:: Given material ::

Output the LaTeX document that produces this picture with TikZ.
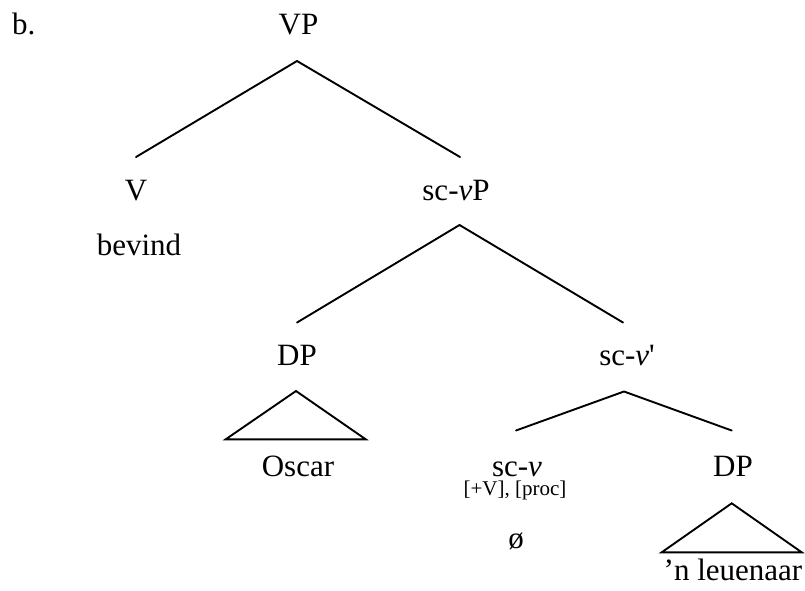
\documentclass[tikz,border=0pt]{standalone}
\usepackage{fontspec}
\setmainfont{Liberation Serif}
\tikzset{
  lbl/.style={anchor=base, inner sep=0pt, font=\fontsize{31}{36}\selectfont},
  small/.style={anchor=base, inner sep=0pt, font=\fontsize{21}{25}\selectfont},
  branch/.style={line width=1.9pt, line cap=round, line join=miter},
}
\begin{document}
\begin{tikzpicture}[x=1pt,y=-1pt]
\useasboundingbox (0,0) rectangle (805,590);
% labels
\node[lbl, anchor=base west] (b) at (12,34) {b.};
\node[lbl] (VP) at (298.5,34) {VP};
\node[lbl] (V) at (136,200) {V};
\node[lbl] (bevind) at (139,255) {bevind};
\node[lbl] (scvP) at (456,200) {sc-\textit{v}P};
\node[lbl] (DP1) at (297,365) {DP};
\node[lbl] (scvbar) at (627,365) {sc-\textit{v}\textquotesingle};
\node[lbl] (Oscar) at (298,476) {Oscar};
\node[lbl] (scv) at (517,476) {sc-\textit{v}};
\node[small] (feat) at (515,495) {[+V], [proc]};
\node[lbl] (null) at (516,548) {ø};
\node[lbl] (DP2) at (733,476) {DP};
\node[lbl] (leeu) at (733,580) {’n leuenaar};
% branch points
\coordinate (vpTop) at (297,61);
\coordinate (vL) at (136,157);
\coordinate (scvPR) at (460,157);
\coordinate (scvPTop) at (459.5,225);
\coordinate (dp1End) at (297,322.5);
\coordinate (scvbarEnd) at (623,322.5);
\coordinate (scvbarTop) at (624,391.5);
\coordinate (scvEnd) at (516,430.5);
\coordinate (dp2End) at (731.7,430.5);
\coordinate (t1Top) at (296,391);
\coordinate (t1L) at (225.7,439.3);
\coordinate (t1R) at (365.7,439.3);
\coordinate (t2Top) at (731.7,503.3);
\coordinate (t2L) at (661.7,552.3);
\coordinate (t2R) at (801.7,552.3);
% connectors
\draw[branch] (vL) -- (vpTop) -- (scvPR);
\draw[branch] (dp1End) -- (scvPTop) -- (scvbarEnd);
\draw[branch] (scvEnd) -- (scvbarTop) -- (dp2End);
\draw[branch] (t1L) -- (t1Top) -- (t1R) -- cycle;
\draw[branch] (t2L) -- (t2Top) -- (t2R) -- cycle;
\end{tikzpicture}
\end{document}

:: What you need to do ::
Reproduce the material word for word, minus the images.

:: The answer ::
Output the LaTeX document that produces this picture with TikZ.
\documentclass[tikz,border=0pt]{standalone}
\usepackage{fontspec}
\setmainfont{Liberation Serif}
\tikzset{
  lbl/.style={anchor=base, inner sep=0pt, font=\fontsize{31}{36}\selectfont},
  small/.style={anchor=base, inner sep=0pt, font=\fontsize{21}{25}\selectfont},
  branch/.style={line width=1.9pt, line cap=round, line join=miter},
}
\begin{document}
\begin{tikzpicture}[x=1pt,y=-1pt]
\useasboundingbox (0,0) rectangle (805,590);
% labels
\node[lbl, anchor=base west] (b) at (12,34) {b.};
\node[lbl] (VP) at (298.5,34) {VP};
\node[lbl] (V) at (136,200) {V};
\node[lbl] (bevind) at (139,255) {bevind};
\node[lbl] (scvP) at (456,200) {sc-\textit{v}P};
\node[lbl] (DP1) at (297,365) {DP};
\node[lbl] (scvbar) at (627,365) {sc-\textit{v}\textquotesingle};
\node[lbl] (Oscar) at (298,476) {Oscar};
\node[lbl] (scv) at (517,476) {sc-\textit{v}};
\node[small] (feat) at (515,495) {[+V], [proc]};
\node[lbl] (null) at (516,548) {ø};
\node[lbl] (DP2) at (733,476) {DP};
\node[lbl] (leeu) at (733,580) {’n leuenaar};
% branch points
\coordinate (vpTop) at (297,61);
\coordinate (vL) at (136,157);
\coordinate (scvPR) at (460,157);
\coordinate (scvPTop) at (459.5,225);
\coordinate (dp1End) at (297,322.5);
\coordinate (scvbarEnd) at (623,322.5);
\coordinate (scvbarTop) at (624,391.5);
\coordinate (scvEnd) at (516,430.5);
\coordinate (dp2End) at (731.7,430.5);
\coordinate (t1Top) at (296,391);
\coordinate (t1L) at (225.7,439.3);
\coordinate (t1R) at (365.7,439.3);
\coordinate (t2Top) at (731.7,503.3);
\coordinate (t2L) at (661.7,552.3);
\coordinate (t2R) at (801.7,552.3);
% connectors
\draw[branch] (vL) -- (vpTop) -- (scvPR);
\draw[branch] (dp1End) -- (scvPTop) -- (scvbarEnd);
\draw[branch] (scvEnd) -- (scvbarTop) -- (dp2End);
\draw[branch] (t1L) -- (t1Top) -- (t1R) -- cycle;
\draw[branch] (t2L) -- (t2Top) -- (t2R) -- cycle;
\end{tikzpicture}
\end{document}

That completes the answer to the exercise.